Tackling Instance-Dependent Label Noise with Dynamic Distribution Calibration

Instance-dependent label noise is realistic but rather challenging, where the label-corruption process depends on instances directly. It causes a severe distribution shift between the distributions of training and test data, which impairs the generalization of trained models. Prior works put great effort into tackling the issue. Unfortunately, these works always highly rely on strong assumptions or remain heuristic without theoretical guarantees. In this paper, to address the distribution shift in learning with instance-dependent label noise, a dynamic distribution-calibration strategy is adopted. Specifically, we hypothesize that, before training data are corrupted by label noise, each class conforms to a multivariate Gaussian distribution at the feature level. Label noise produces outliers to shift the Gaussian distribution. During training, to calibrate the shifted distribution, we propose two methods based on the mean and covariance of multivariate Gaussian distribution respectively.
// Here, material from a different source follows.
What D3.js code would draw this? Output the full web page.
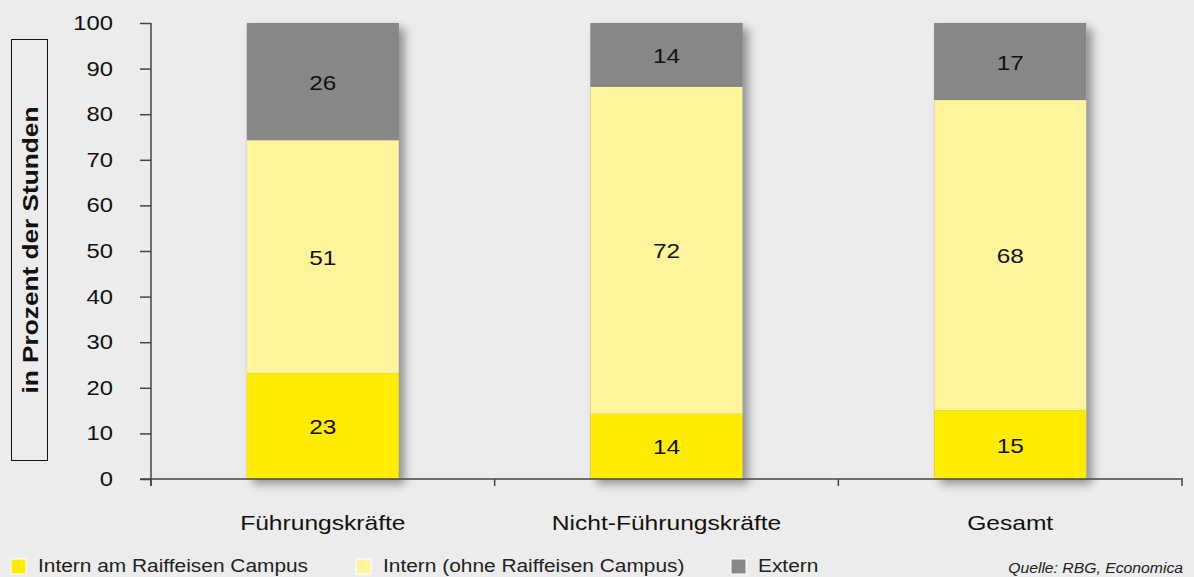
<!DOCTYPE html>
<html><head><meta charset="utf-8">
<script src="https://cdn.jsdelivr.net/npm/d3@7"></script>
<style>
html,body{margin:0;padding:0;background:#ebeceb;}
svg{display:block;font-family:"Liberation Sans",Arial,Helvetica,sans-serif;}
</style></head>
<body>
<svg id="chart" width="1194" height="577"></svg>
<script>
const categories = ["Führungskräfte", "Nicht-Führungskräfte", "Gesamt"];
const seriesNames = ["Intern am Raiffeisen Campus", "Intern (ohne Raiffeisen Campus)", "Extern"];
const internCampus = [23.2, 14.3, 15.1];
const internOhne = [51.1, 71.7, 68.0];
const extern = [25.7, 14.0, 16.9];
const labelsCampus = ["23", "14", "15"];
const labelsOhne = ["51", "72", "68"];
const labelsExtern = ["26", "14", "17"];
const yTicks = [0, 10, 20, 30, 40, 50, 60, 70, 80, 90, 100];
const colors = ["#ffec00", "#fff49b", "#878787"];

const svg = d3.select("#chart");
const W = 1194, H = 577;
svg.append("rect").attr("width", W).attr("height", H).attr("fill", "#ebeceb");

const defs = svg.append("defs");
const f = defs.append("filter").attr("id", "shadow").attr("x", "-20%").attr("y", "-20%").attr("width", "150%").attr("height", "150%");
f.append("feDropShadow").attr("dx", 6).attr("dy", 5).attr("stdDeviation", 5).attr("flood-color", "#000").attr("flood-opacity", 0.38);

// text helper: horizontally stretched text like the reference
function label(parent, x, y, txt, opts) {
  const o = Object.assign({size: 19, sx: 1.2, anchor: "start", weight: "normal", style: "normal", fill: "#111", rotate: 0, baseline: "auto"}, opts || {});
  const g = parent.append("g").attr("transform", `translate(${x},${y}) rotate(${o.rotate}) scale(${o.sx},1)`);
  g.append("text").attr("text-anchor", o.anchor).attr("dominant-baseline", o.baseline)
    .attr("font-size", o.size).attr("font-weight", o.weight).attr("font-style", o.style)
    .attr("fill", o.fill).text(txt);
  return g;
}

const x0 = 151, x1 = 1182, yTop = 23, yBot = 479;
const x = d3.scaleBand().domain(categories).range([x0, x1]).paddingInner(0.558).paddingOuter(0.279);
const y = d3.scaleLinear().domain([0, 100]).range([yBot, yTop]);

const data = categories.map((c, i) => ({cat: c, s: [internCampus[i], internOhne[i], extern[i]], l: [labelsCampus[i], labelsOhne[i], labelsExtern[i]]}));

// bars
const g = svg.append("g");
data.forEach(d => {
  let acc = 0;
  const bg = g.append("g");
  const total = d.s.reduce((a, b) => a + b, 0);
  bg.append("rect").attr("x", x(d.cat)).attr("width", x.bandwidth())
    .attr("y", y(total)).attr("height", y(0) - y(total)).attr("fill", "#878787").attr("filter", "url(#shadow)");
  d.s.forEach((v, k) => {
    bg.append("rect").attr("x", x(d.cat)).attr("width", x.bandwidth())
      .attr("y", y(acc + v)).attr("height", y(acc) - y(acc + v)).attr("fill", colors[k]);
    label(bg, x(d.cat) + x.bandwidth() / 2, (y(acc) + y(acc + v)) / 2 + 8, d.l[k], {size: 21, sx: 1.16, anchor: "middle"});
    acc += v;
  });
});

// y axis
const ya = svg.append("g").attr("transform", `translate(${x0},0)`)
  .call(d3.axisLeft(y).tickValues(yTicks).tickSize(11).tickFormat("").tickSizeOuter(0));
ya.select(".domain").attr("stroke", "#444").attr("stroke-width", 1.5).attr("d", `M0,${yTop}V${yBot + 7}`);
ya.selectAll(".tick line").attr("stroke", "#444").attr("stroke-width", 1.5);
yTicks.forEach(t => label(svg, 113, y(t) + 7, String(t), {size: 19.5, sx: 1.22, anchor: "end"}));

// x axis
const xa = svg.append("g").attr("transform", `translate(0,${yBot})`);
xa.append("line").attr("x1", 140).attr("x2", x1 + 1).attr("stroke", "#444").attr("stroke-width", 1.5);
const boundaries = [x0, x0 + x.step(), x0 + 2 * x.step(), x1];
boundaries.forEach(b => xa.append("line").attr("x1", b).attr("x2", b).attr("y1", 0).attr("y2", 7).attr("stroke", "#444").attr("stroke-width", 1.5));
categories.forEach(c => label(svg, x(c) + x.bandwidth() / 2, 530, c, {size: 20.5, sx: 1.2, anchor: "middle"}));

// y title with box
svg.append("rect").attr("x", 11.5).attr("y", 39.5).attr("width", 36).attr("height", 421)
  .attr("fill", "none").attr("stroke", "#111").attr("stroke-width", 1);
label(svg, 38, 250, "in Prozent der Stunden", {size: 21.5, sx: 1.22, anchor: "middle", weight: "bold", rotate: -90});

// legend
const legX = [11, 356, 731];
seriesNames.forEach((n, i) => {
  svg.append("rect").attr("x", legX[i]).attr("y", 559).attr("width", 15).attr("height", 15)
    .attr("fill", colors[i]).attr("stroke", "#fff").attr("stroke-width", 1);
  label(svg, legX[i] + 27, 572, n, {size: 18.5, sx: 1.13, fill: "#222"});
});

// source
label(svg, 1183, 573, "Quelle: RBG, Economica", {size: 15, sx: 1.05, anchor: "end", style: "italic", fill: "#222"});
</script>
</body></html>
The mean-based method works in a recursive dimension-reduction manner for robust mean estimation, which is theoretically guaranteed to train a high-quality model against label noise. The covariance-based method works in a distribution disturbance manner, which is experimentally verified to improve the model robustness. We demonstrate the utility and effectiveness of our methods on datasets with synthetic label noise and real-world unknown noise.